## AIM
Restate the whole listing word for word. Pictures are left out.

## DATASET EXTRACT
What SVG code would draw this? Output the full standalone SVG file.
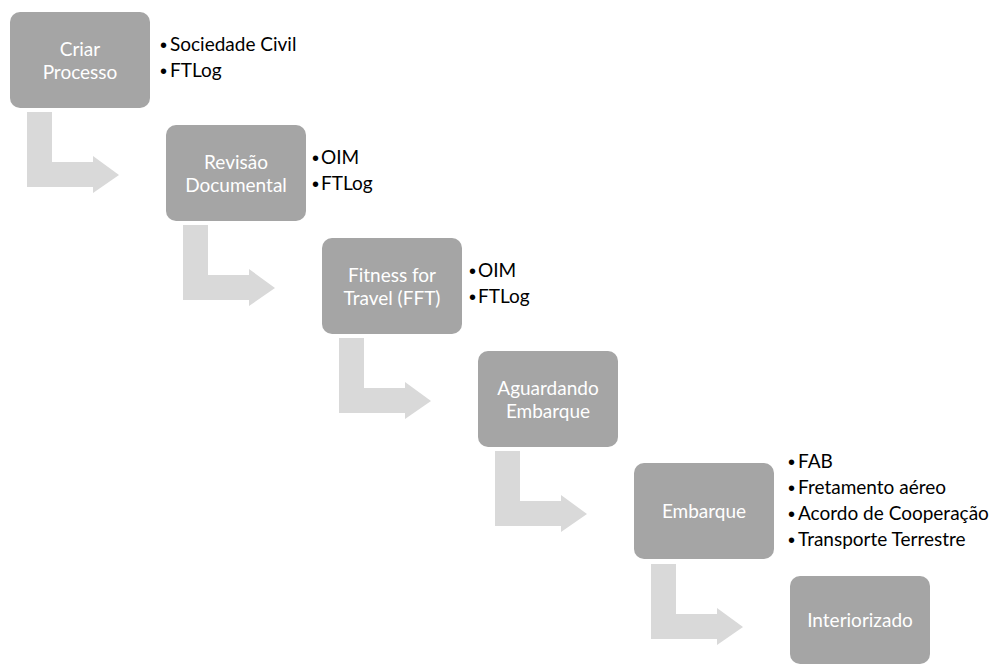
<svg xmlns="http://www.w3.org/2000/svg" width="996" height="666" viewBox="0 0 996 666">
<defs>
<style>
.box{fill:#a5a5a5}
.arr{fill:#d9d9d9}
.bt{font-family:Lato,"Liberation Sans",sans-serif;font-size:19px;fill:#ffffff;text-anchor:middle}
.li{font-family:Lato,"Liberation Sans",sans-serif;font-size:19px;fill:#000000}
.bu{font-family:"Liberation Sans",sans-serif;font-size:20px;fill:#000000}
</style>
<path id="bend" d="M0,0 H25 V50 H66 V44 L92,63 L66,81 V75 H0 Z"/>
</defs>
<rect width="996" height="666" fill="#ffffff"/>
<g id="connectors">
<use href="#bend" class="arr" x="27" y="112"/>
<use href="#bend" class="arr" x="183" y="225"/>
<use href="#bend" class="arr" x="339" y="338"/>
<use href="#bend" class="arr" x="495" y="451"/>
<use href="#bend" class="arr" x="651" y="564"/>
</g>
<g id="n1">
<rect class="box" x="10" y="12" width="140" height="96" rx="10"/>
<text class="bt"><tspan x="80" y="56">Criar</tspan><tspan x="80" y="79">Processo</tspan></text>
<text class="bu"><tspan x="160" y="52">•</tspan><tspan x="160" y="78">•</tspan></text>
<text class="li"><tspan x="170" y="51">Sociedade Civil</tspan><tspan x="170" y="77">FTLog</tspan></text>
</g>
<g id="n2">
<rect class="box" x="166" y="125" width="140" height="96" rx="10"/>
<text class="bt"><tspan x="236" y="169">Revisão</tspan><tspan x="236" y="192">Documental</tspan></text>
<text class="bu"><tspan x="312" y="165">•</tspan><tspan x="312" y="191">•</tspan></text>
<text class="li"><tspan x="321" y="164">OIM</tspan><tspan x="321" y="190">FTLog</tspan></text>
</g>
<g id="n3">
<rect class="box" x="322" y="238" width="140" height="96" rx="10"/>
<text class="bt"><tspan x="392" y="282">Fitness for</tspan><tspan x="392" y="305">Travel (FFT)</tspan></text>
<text class="bu"><tspan x="469" y="278">•</tspan><tspan x="469" y="304">•</tspan></text>
<text class="li"><tspan x="478" y="277">OIM</tspan><tspan x="478" y="303">FTLog</tspan></text>
</g>
<g id="n4">
<rect class="box" x="478" y="351" width="140" height="96" rx="10"/>
<text class="bt"><tspan x="548" y="395">Aguardando</tspan><tspan x="548" y="418">Embarque</tspan></text>
</g>
<g id="n5">
<rect class="box" x="634" y="463" width="140" height="96" rx="10"/>
<text class="bt" x="704" y="518">Embarque</text>
<text class="bu"><tspan x="788" y="469">•</tspan><tspan x="788" y="495">•</tspan><tspan x="788" y="521">•</tspan><tspan x="788" y="547">•</tspan></text>
<text class="li"><tspan x="798" y="468">FAB</tspan><tspan x="798" y="494">Fretamento aéreo</tspan><tspan x="798" y="520">Acordo de Cooperação</tspan><tspan x="798" y="546">Transporte Terrestre</tspan></text>
</g>
<g id="n6">
<rect class="box" x="790" y="576" width="140" height="88" rx="10"/>
<text class="bt" x="860" y="627">Interiorizado</text>
</g>
</svg>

## SOLUTION
What SVG code would draw this? Output the full standalone SVG file.
<svg xmlns="http://www.w3.org/2000/svg" width="996" height="666" viewBox="0 0 996 666">
<defs>
<style>
.box{fill:#a5a5a5}
.arr{fill:#d9d9d9}
.bt{font-family:Lato,"Liberation Sans",sans-serif;font-size:19px;fill:#ffffff;text-anchor:middle}
.li{font-family:Lato,"Liberation Sans",sans-serif;font-size:19px;fill:#000000}
.bu{font-family:"Liberation Sans",sans-serif;font-size:20px;fill:#000000}
</style>
<path id="bend" d="M0,0 H25 V50 H66 V44 L92,63 L66,81 V75 H0 Z"/>
</defs>
<rect width="996" height="666" fill="#ffffff"/>
<g id="connectors">
<use href="#bend" class="arr" x="27" y="112"/>
<use href="#bend" class="arr" x="183" y="225"/>
<use href="#bend" class="arr" x="339" y="338"/>
<use href="#bend" class="arr" x="495" y="451"/>
<use href="#bend" class="arr" x="651" y="564"/>
</g>
<g id="n1">
<rect class="box" x="10" y="12" width="140" height="96" rx="10"/>
<text class="bt"><tspan x="80" y="56">Criar</tspan><tspan x="80" y="79">Processo</tspan></text>
<text class="bu"><tspan x="160" y="52">•</tspan><tspan x="160" y="78">•</tspan></text>
<text class="li"><tspan x="170" y="51">Sociedade Civil</tspan><tspan x="170" y="77">FTLog</tspan></text>
</g>
<g id="n2">
<rect class="box" x="166" y="125" width="140" height="96" rx="10"/>
<text class="bt"><tspan x="236" y="169">Revisão</tspan><tspan x="236" y="192">Documental</tspan></text>
<text class="bu"><tspan x="312" y="165">•</tspan><tspan x="312" y="191">•</tspan></text>
<text class="li"><tspan x="321" y="164">OIM</tspan><tspan x="321" y="190">FTLog</tspan></text>
</g>
<g id="n3">
<rect class="box" x="322" y="238" width="140" height="96" rx="10"/>
<text class="bt"><tspan x="392" y="282">Fitness for</tspan><tspan x="392" y="305">Travel (FFT)</tspan></text>
<text class="bu"><tspan x="469" y="278">•</tspan><tspan x="469" y="304">•</tspan></text>
<text class="li"><tspan x="478" y="277">OIM</tspan><tspan x="478" y="303">FTLog</tspan></text>
</g>
<g id="n4">
<rect class="box" x="478" y="351" width="140" height="96" rx="10"/>
<text class="bt"><tspan x="548" y="395">Aguardando</tspan><tspan x="548" y="418">Embarque</tspan></text>
</g>
<g id="n5">
<rect class="box" x="634" y="463" width="140" height="96" rx="10"/>
<text class="bt" x="704" y="518">Embarque</text>
<text class="bu"><tspan x="788" y="469">•</tspan><tspan x="788" y="495">•</tspan><tspan x="788" y="521">•</tspan><tspan x="788" y="547">•</tspan></text>
<text class="li"><tspan x="798" y="468">FAB</tspan><tspan x="798" y="494">Fretamento aéreo</tspan><tspan x="798" y="520">Acordo de Cooperação</tspan><tspan x="798" y="546">Transporte Terrestre</tspan></text>
</g>
<g id="n6">
<rect class="box" x="790" y="576" width="140" height="88" rx="10"/>
<text class="bt" x="860" y="627">Interiorizado</text>
</g>
</svg>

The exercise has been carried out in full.